Austria: Thick snow and traditional towns on a super ski break
Ski 2016/17 Special
Published 16/10/2016 | 02:30
Thick snow, traditional towns and Alpine landscapes make a super ski break for Conor Power and his son in Austria.
"Ski-fahren ist Knie-fahren!"
Our instructor Stefan smiles as he lapses into his native tongue. My 18-year-old son Colm and I look at one another. "You ski with your knees!" Stefan clarifies, before beckoning our group to follow in his tracks through the snow-misted mountainside.
We're in Kirchberg, in the Austrian Alps. The first couple of days were very snowy with poor visibility, but then, as now, we had Stefan to follow, doing our best to imitate his easy style as we cut over and back across the slopes like a flock of sliding ducklings.
This was my first time skiing in Austria. The big difference between resorts here and in France is that French ski stations are invariably purpose-built at the foot of the slopes. In Austria, the resorts are traditional towns with lots of old brown timber, ordinary people going about their day amidst the tourists and the occasional ruddy-faced farmer in Alpine lederhosen.
In short, what the Austrian set-up lacks in ski-in-ski-out convenience, it more than makes up for in atmosphere and authenticity. With an infrastructure only slightly smaller than France, the Austrians are also more ski-crazy than the French. That's reflected in the sporting statistics: no country has as many downhill champions as Austria, and every second face you see on the village streets bears the tell-tale signs of a regular skier: tanned head and bright eyes.

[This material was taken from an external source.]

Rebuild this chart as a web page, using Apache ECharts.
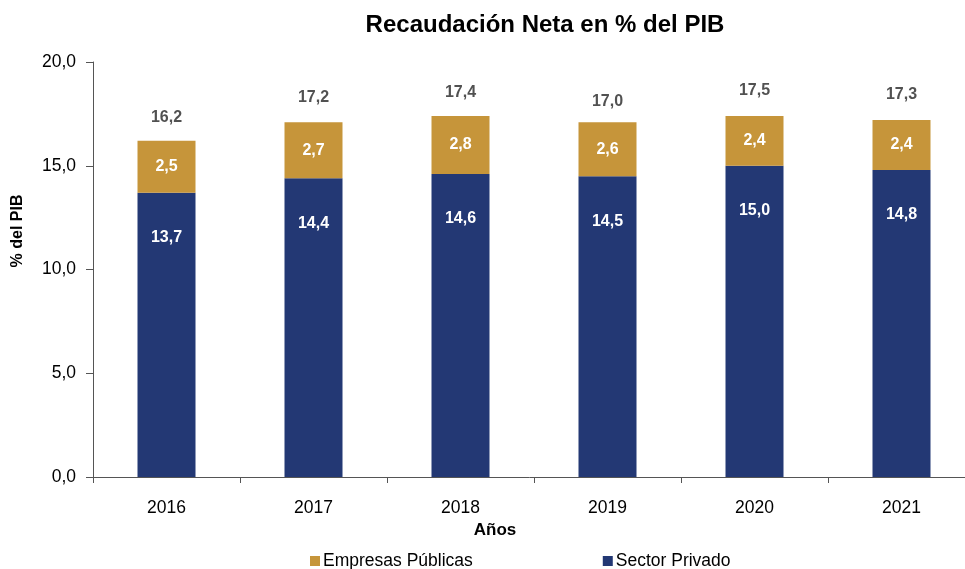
<!DOCTYPE html>
<html>
<head>
<meta charset="utf-8">
<script src="https://cdn.jsdelivr.net/npm/echarts@6/dist/echarts.min.js"></script>
<style>
  html, body { margin: 0; padding: 0; background: #fff; }
  #chart { width: 965px; height: 569px; }
</style>
</head>
<body>
<div id="chart"></div>
<script>
const years = ['2016', '2017', '2018', '2019', '2020', '2021']
const privado = [13.7, 14.4, 14.6, 14.5, 15.0, 14.8]
const empresas = [2.5, 2.7, 2.8, 2.6, 2.4, 2.4]
const totals = [16.2, 17.2, 17.4, 17.0, 17.5, 17.3]

const fmt = v => v.toFixed(1).replace('.', ',')
const font = 'Liberation Sans, Arial, sans-serif'

const myChart = echarts.init(document.getElementById('chart'))
myChart.setOption({
  animation: false,
  textStyle: { fontFamily: font },
  title: {
    text: 'Recaudación Neta en % del PIB',
    left: 540,
    textAlign: 'center',
    top: 8,
    textStyle: { fontSize: 24, fontWeight: 'bold', color: '#000', fontFamily: font }
  },
  legend: {
    bottom: -6,
    left: 305,
    itemGap: 130,
    itemWidth: 10,
    itemHeight: 10,
    icon: 'rect',
    textStyle: { fontSize: 17.5, color: '#000', fontFamily: font, padding: [0, 0, 0, -2] },
    data: ['Empresas Públicas', 'Sector Privado']
  },
  graphic: [
    {
      type: 'text',
      x: 18,
      y: 231,
      rotation: Math.PI / 2,
      style: {
        text: '% del PIB',
        font: 'bold 16px ' + font,
        fill: '#000',
        textAlign: 'center',
        textVerticalAlign: 'middle'
      }
    }
  ],
  grid: { left: 93, top: 62, width: 882, height: 415, outerBoundsMode: 'none' },
  xAxis: {
    type: 'category',
    data: years,
    name: 'Años',
    nameLocation: 'middle',
    nameGap: 44,
    nameTextStyle: { fontSize: 17, fontWeight: 'bold', color: '#000', fontFamily: font, padding: [0, 0, 0, -78] },
    axisLine: { lineStyle: { color: '#555' } },
    axisTick: { show: true, length: 6, lineStyle: { color: '#555' } },
    axisLabel: { fontSize: 17.5, color: '#000', margin: 22, fontFamily: font }
  },
  yAxis: {
    type: 'value',
    min: 0,
    max: 20,
    interval: 5,
    axisLine: { show: true, lineStyle: { color: '#555' } },
    axisTick: { show: true, length: 7, lineStyle: { color: '#555' } },
    splitLine: { show: false },
    axisLabel: { fontSize: 17.5, color: '#000', margin: 17, fontFamily: font, formatter: v => fmt(v) }
  },
  series: [
    {
      name: 'Sector Privado',
      type: 'bar',
      stack: 'total',
      data: privado,
      barWidth: 58,
      itemStyle: { color: '#233874' },
      label: {
        show: true,
        position: 'insideTop',
        distance: 37,
        color: '#fff',
        fontWeight: 'bold',
        fontSize: 16,
        fontFamily: font,
        formatter: p => fmt(p.value)
      }
    },
    {
      name: 'Empresas Públicas',
      type: 'bar',
      stack: 'total',
      data: empresas,
      barWidth: 58,
      itemStyle: { color: '#C6953A' },
      label: {
        show: true,
        position: 'inside',
        color: '#fff',
        fontWeight: 'bold',
        fontSize: 16,
        fontFamily: font,
        formatter: p => fmt(p.value)
      }
    },
    {
      name: 'Total',
      type: 'scatter',
      data: totals,
      symbolSize: 0,
      silent: true,
      label: {
        show: true,
        position: 'top',
        distance: 15,
        color: '#262626',
        fontWeight: 'bold',
        fontSize: 16,
        fontFamily: font,
        formatter: p => fmt(p.value)
      }
    }
  ]
})
</script>
</body>
</html>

There's another thought on my mind. As I ski through the mists of the Pengelstein piste, I'm also trying to figure out what a teenager wants these days. I couldn't imagine what I'd wanted to do on a holiday with my father when I was 18. Go for a pint and stare longingly at eye-catching girls of international mystique, perhaps?
Bit by bit, however, we're starting to gel. Stefan guides us down slopes and up lifts all over the magnificent Tyrolean mountains and when the sky clears, so many tear-inducing beauty spots are revealed, I almost find myself weeping.
It's probably hunger. Sliding up to a cosy-looking pub, we remove our skis and clump inside to the warm Austrian interior. I follow Stefan's lead and order a great comfort plate of pork with potatoes and gravy, washed down with some beer and served up by a Corkman.
The Kirchberg ski area links in with several other areas. Your ski pass can take you to neighbouring areas such as Kitzbüheler-Horn and Jochberg-Resterhöhe, and you can use the excellent train and "Ski Bus" service to do so - free of charge. In Kirchberg itself, they have a great array of services for smaller ones too, and the age mixture on the slopes takes in everyone from toddlers to radical young dudes and golden oldies.
The second half of the week is full of brilliant sunshine. Colm and I finish with the instructor, leaving me to wonder if my teenager would get a bit stir-crazy being cooped up with his dad all this time. By now, however, we're used to the routine of getting up, having breakfast, walking down to the ski hire shop to pick up our gear and catching the bus for the short spin to the sunny slopes. In the evenings, Colm relaxes in the room or the bar, chatting online with his friends and/or girlfriend, while I go for a drink, or much-needed "wellness" reboots with healing steam baths and relaxing cups of mint tea.
The second half of the week is characterised by plenty of chatting and planning on which runs we'll do, where to stop for lunch, visiting Kitzbühel by gondola, and selecting choice sections of red and black runs that Stefan has already guided us through. When the last day arrives, and we have our final breakfast, my son sighs, saying he wishes the daily skiing didn't have to come to an end. He looks tanned, bright-eyed and healthy. There aren't many holidays that can do that to you.
We'd skied well, and spent so much time together without any argument it was priceless (we even had a legal pint or two together). Oh, and I discovered what today's teenager really wants: to be near warm food and a reliable broadband signal.
Stop for a midday meal of Tiroler Gröstl — a fantastic calorie-replenishing mixture of potatoes, onions, herbs, bits of bacon and more, topped with a fried egg. Yum!
How to do it:
Kirchberg is the venue for the next Topflight Today FM Ski Trip on January 28. Packages featuring the four-star Alpen Glück Kirchberger Hof Hotel in the town start from €885pp based on travel in March, but Topflight (01 240-1788; topflight.ie) also has apartments, three-star hotels and B&B-style options.
Prices include return flights from Dublin, Cork or Belfast, transfers, half-board stays, 20kg baggage allowance, taxes and rep services in resort.
You can also book through your local travel agent.
Milan’s Drei-Ecke by the bus-stop on Lendstraße, is a simple structure with an umbrella-like roof that opens up to let out the steam from partying skiers once the place reaches capacity. Elsewhere, the KC-Betriebs und Verwaltungs on Dorfplatz offers a more traditional set-up, with a locals/tourists mix, and a lot of people passing through on a kind of gentle evening’s mini pub crawl through Kirchberg.